There is currently a quilt exhibit at the Evansville Museum of Arts, History & Science in Evansville, IN. The exhibit opened on October 24 and runs through January 10, 2016. NINETEEN STARS: QUILTS OF INDIANA’S PRESENT AND PAST, begins the museum’s celebration of Indiana’s upcoming Bicentennial. The theme is drawn from the 19 stars depicted in the state flag that commemorate Indiana’s position as the 19th state to join the Union. I had the opportunity to go to the exhibit today. If you live close enough to check it out, please do so. We need to get the word out that fiber arts are appreciated and that people are willing to come to the museum specifically to see fiber art. If you would like more information about the exhibit or museum, click here.

If you are a fiber art lover, you know you need to see these in person--looking at pictures just doesn't do the pieces justice. These were some of my favorites from the show.

There were very old lone star and lone star variation quilts. This one by Rachel Rardin from Greenfield, IN, is dated from 1835-1843. The quilting on this quilt is specifically mentioned on the information about the quilt. It says, "Besides the perfectly flat central star, unusual (and difficult) diamond border and survival of easily-faded purple dye, this quilt is also notable for its quilting, a formidable eleven stitches to the inch in white or blue-green thread (depending on the hue of the face fabric) through a very thin batting.

This quilt is called Stars Upon Stars and was made between 1913-1919.

This Blazing Star Quadrant Quilt was made between 1860-1880.

I took a close up of this quilt; the quilting was FABULOUS.

This is a lone star made by Anna Chupp Miller from Goshen, IN. It is dated 1930.

It is amazing to me that women 100 years ago could make such masterpieces, and that the work would survive in such good shape considering the tools (or lack of tools) they had to use.

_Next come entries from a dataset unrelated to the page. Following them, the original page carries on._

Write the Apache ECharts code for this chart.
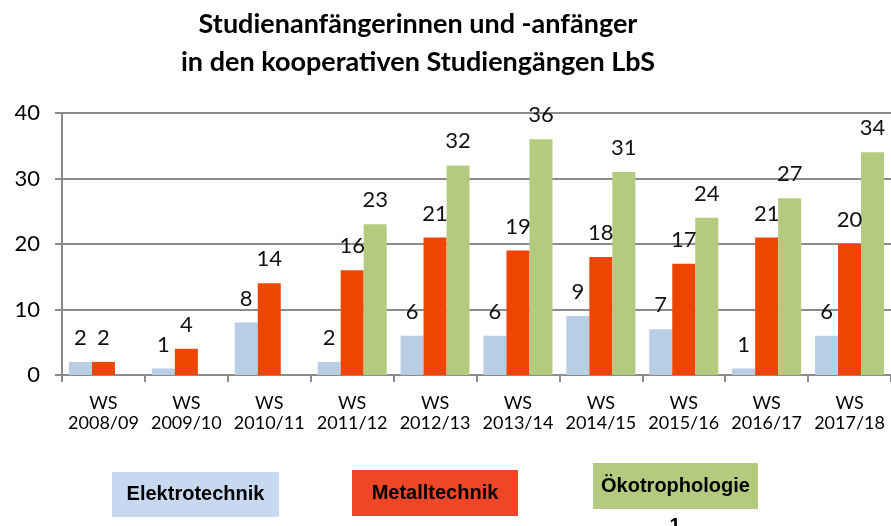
<!DOCTYPE html>
<html>
<head>
<meta charset="utf-8">
<script src="https://cdn.jsdelivr.net/npm/echarts@6/dist/echarts.min.js"></script>
<style>
  html, body { margin: 0; padding: 0; background: #fff; }
  #chart { width: 891px; height: 526px; }
</style>
</head>
<body>
<div id="chart"></div>
<script>
const semesters = ['2008/09', '2009/10', '2010/11', '2011/12', '2012/13', '2013/14', '2014/15', '2015/16', '2016/17', '2017/18']
const elektro = [2, 1, 8, 2, 6, 6, 9, 7, 1, 6]
const metall = [2, 4, 14, 16, 21, 19, 18, 17, 21, 20]
const oeko = [null, null, null, 23, 32, 36, 31, 24, 27, 34]
const seriesNames = ['Elektrotechnik', 'Metalltechnik', 'Ökotrophologie']

const barColors = ['#B9CDE5', '#EE4602', '#B3CA7F']
const legendColors = ['#C6D9F0', '#F04628', '#B3CA7F']
const numFont = 'Lato, "Open Sans", sans-serif'
const legendFont = 'bold 20px "Liberation Sans", Arial, sans-serif'

const chart = echarts.init(document.getElementById('chart'), null, { renderer: 'canvas' })

const makeBar = (name, data, i) => ({
  name,
  type: 'bar',
  data,
  barWidth: 23,
  barGap: '0%',
  itemStyle: { color: barColors[i] },
  label: {
    show: true,
    position: 'top',
    distance: 13,
    color: '#111',
    fontFamily: numFont,
    fontSize: 22,
  },
})

// legend boxes drawn as graphic, text centred inside each coloured box
const legendBoxes = [
  { x: 112, y: 472, w: 167, h: 45 },
  { x: 352, y: 470, w: 166, h: 46 },
  { x: 593, y: 463, w: 165, h: 46 },
]

chart.setOption({
  animation: false,
  title: {
    text: 'Studienanfängerinnen und -anfänger\nin den kooperativen Studiengängen LbS',
    left: 418,
    top: 5,
    padding: 0,
    textAlign: 'center',
    textStyle: {
      fontFamily: numFont,
      fontWeight: 'bold',
      fontSize: 27,
      lineHeight: 38,
      color: '#000',
    },
  },
  grid: { left: 62, right: -4, top: 113, bottom: 151, containLabel: false },
  xAxis: {
    type: 'category',
    data: semesters.map((s) => 'WS\n' + s),
    axisLine: { lineStyle: { color: '#8C8C8C', width: 2 } },
    axisTick: { show: true, length: 7, lineStyle: { color: '#8C8C8C', width: 2 } },
    axisLabel: {
      color: '#000',
      fontFamily: numFont,
      fontSize: 18,
      lineHeight: 20,
      margin: 18,
      interval: 0,
    },
  },
  yAxis: {
    type: 'value',
    min: 0,
    max: 40,
    interval: 10,
    axisLine: { show: true, lineStyle: { color: '#8C8C8C', width: 2 } },
    axisTick: { show: true, length: 7, lineStyle: { color: '#8C8C8C', width: 2 } },
    splitLine: { lineStyle: { color: '#8C8C8C', width: 2 } },
    axisLabel: { color: '#000', fontFamily: numFont, fontSize: 22, margin: 22 },
  },
  series: [
    makeBar(seriesNames[0], elektro, 0),
    makeBar(seriesNames[1], metall, 1),
    makeBar(seriesNames[2], oeko, 2),
  ],
  graphic: legendBoxes.map((b, i) => ({
    type: 'group',
    x: b.x,
    y: b.y,
    children: [
      { type: 'rect', shape: { x: 0, y: 0, width: b.w, height: b.h }, style: { fill: legendColors[i] } },
      {
        type: 'text',
        x: b.w / 2,
        y: b.h / 2,
        style: {
          text: seriesNames[i],
          fill: '#000',
          font: legendFont,
          textAlign: 'center',
          textVerticalAlign: 'middle',
        },
      },
    ],
  })).concat([{
    type: 'text',
    x: 675,
    y: 526,
    style: {
      text: '1',
      fill: '#000',
      font: legendFont,
      textAlign: 'center',
      textVerticalAlign: 'middle',
    },
  }]),
})
</script>
</body>
</html>
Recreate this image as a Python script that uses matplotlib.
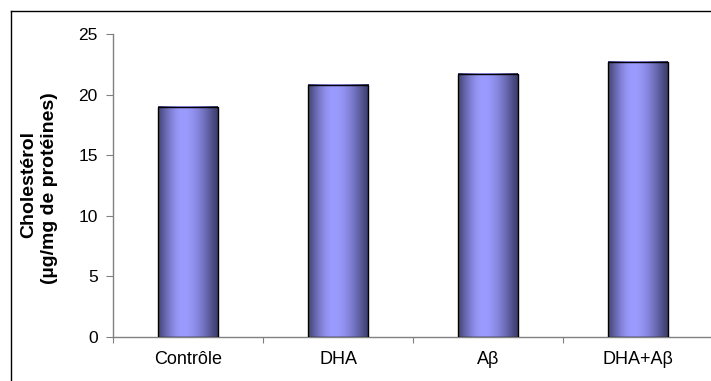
import numpy as np
import matplotlib
matplotlib.use("Agg")
import matplotlib.pyplot as plt
from matplotlib.lines import Line2D

categories = ["Contrôle", "DHA", "Aβ", "DHA+Aβ"]
values = [19.0, 20.8, 21.7, 22.7]
yticks = [0, 5, 10, 15, 20, 25]

plt.rcParams['font.family'] = ['Liberation Sans', 'DejaVu Sans']

W, H = 711, 381
fig = plt.figure(figsize=(W / 100, H / 100), dpi=100)
ax = fig.add_axes([113 / W, 44 / H, 600 / W, (337 - 34) / H])

# gradient for bars
n = 200
t = np.linspace(0, 1, n)
dark_l = np.array([70, 70, 125]) / 255
light = np.array([155, 155, 255]) / 255
dark_r = np.array([60, 60, 105]) / 255
peak = 0.42
w = np.where(t < peak, np.sin(t / peak * np.pi / 2) ** 1.2,
             np.cos((t - peak) / (1 - peak) * np.pi / 2) ** 1.1)
cols = np.where(t[:, None] < peak,
                dark_l + (light - dark_l) * w[:, None],
                dark_r + (light - dark_r) * w[:, None])
grad = cols[None, :, :]

width = 0.4
xs = np.arange(len(categories))
bars = ax.bar(xs, values, width=width, color='none', edgecolor='black',
              linewidth=1.0, zorder=3)
for b in bars:
    x0, y0 = b.get_x(), b.get_y()
    ax.imshow(grad, extent=[x0, x0 + b.get_width(), y0, y0 + b.get_height()],
              aspect='auto', zorder=2, interpolation='bilinear')

ax.set_xlim(-0.5, len(categories) - 0.5)
ax.set_ylim(0, 25)
ax.set_yticks(yticks)
ax.set_yticklabels([str(v) for v in yticks], fontsize=12.5)
ax.set_xticks(np.arange(len(categories) + 1) - 0.5)
ax.set_xticklabels([])
ax.set_xticks(xs, minor=True)
ax.set_xticklabels(categories, minor=True, fontsize=13)
ax.tick_params(axis='x', which='minor', length=0, pad=10)
ax.tick_params(axis='x', which='major', length=4, color='#808080', direction='out')
ax.tick_params(axis='y', length=5, color='#808080', direction='out', pad=6)
for s in ['top', 'right']:
    ax.spines[s].set_visible(False)
for s in ['left', 'bottom']:
    ax.spines[s].set_color('#808080')
    ax.spines[s].set_linewidth(1.0)

fig.text(29 / W, 1 - 185 / H, "Cholestérol", rotation=90, fontsize=14,
         fontweight='bold', ha='center', va='center')
fig.text(50 / W, 1 - 188 / H, "(µg/mg de protéines)", rotation=90, fontsize=14,
         fontweight='bold', ha='center', va='center')

# outer frame (top and left visible)
fig.add_artist(Line2D([10.5 / W, 10.5 / W], [0, 1 - 10.5 / H], color='black', lw=1.0,
                      transform=fig.transFigure))
fig.add_artist(Line2D([10.5 / W, 1], [1 - 10.5 / H, 1 - 10.5 / H], color='black', lw=1.0,
                      transform=fig.transFigure))

fig.savefig("out.png", dpi=100)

I'm sure many of them worked like my grandmother by cutting templates from thin cardboard/brown paper/sandpaper, cutting out quilt pieces with scissors (no rotary cutters back in the day), piecing by hand, and quilting by hand. I'm floored by the talent of these quiltmakers.

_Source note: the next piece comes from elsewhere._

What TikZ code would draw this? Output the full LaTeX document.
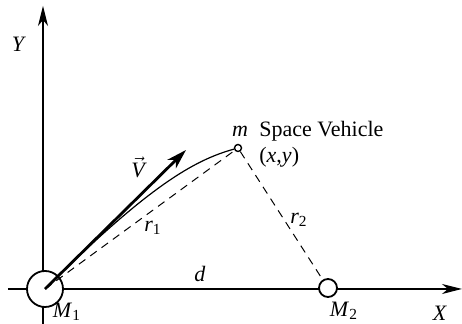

Over the next few days, I'll share some more quilts from the exhibit. There are string stars, Amish stars, and very modern stars yet to share with you.

 

6 comments:

Lisa Greenbow said...

It is good to know this exhibit it so close. I will try to get to it. I love reading about all the intricately made quilts. Those small pieces are what would make me crazy. Amazing to me how they could bring them all together and make something so beautiful.

Robbie said...

Wow!! But where would we be without these amazing quilters from the past!!! Amazing quilting!!! Thanks for sharing. I'm going to let my DIL know about the exhibit.

Dana Kroeger said...

I am amazed of the beauty of these quilts from that time. I thought the quilts were made strictly for functionality. The owners of these quilts should feel priviledged to own such works of art.

desertskyquilts said...

Thanks for sharing this information. I love quilts like that - they've always been my favorites at shows. Of course, today's shows are almost all new quilts, but in the beginning of the show idea, it was antique quilts which were shown, for the most part, and I loved them. I smiled when reading your post. I've been quilting since way before the advent of the rotary cutter, and cut out many pieces by hand, after drawing around my templates. I had metal templates of various types, or used old bleached x-rays for plastic material. I had heard that cardboard would wear away when traced around a lot so I should have several templates of that if I chose to use it.

Isn't it funny how much we take for granted now? Even though I quilted that way for about 11 years before the rotary cutter came along in 1979. I still remember buying my first one and thinking how fabulous it was! My mat was 1/8" soft white plastic, not quite solid, not quite see-through. It lasted many years until I had to buy a new one and started with the green ones --- about 13 years, I think, remembering my son's age at the time.

Barbara Triscari said...

I'm so glad the exhibit traveled closer to you. I really enjoyed it in Indy. I saw it multiple times and each time I noticed different things and enjoyed it each time. So inspirational.

desertskyquilts said...

Oooh, even better stars. I'm not likely to ever make this kind of feathered tininess, so I really love to see them.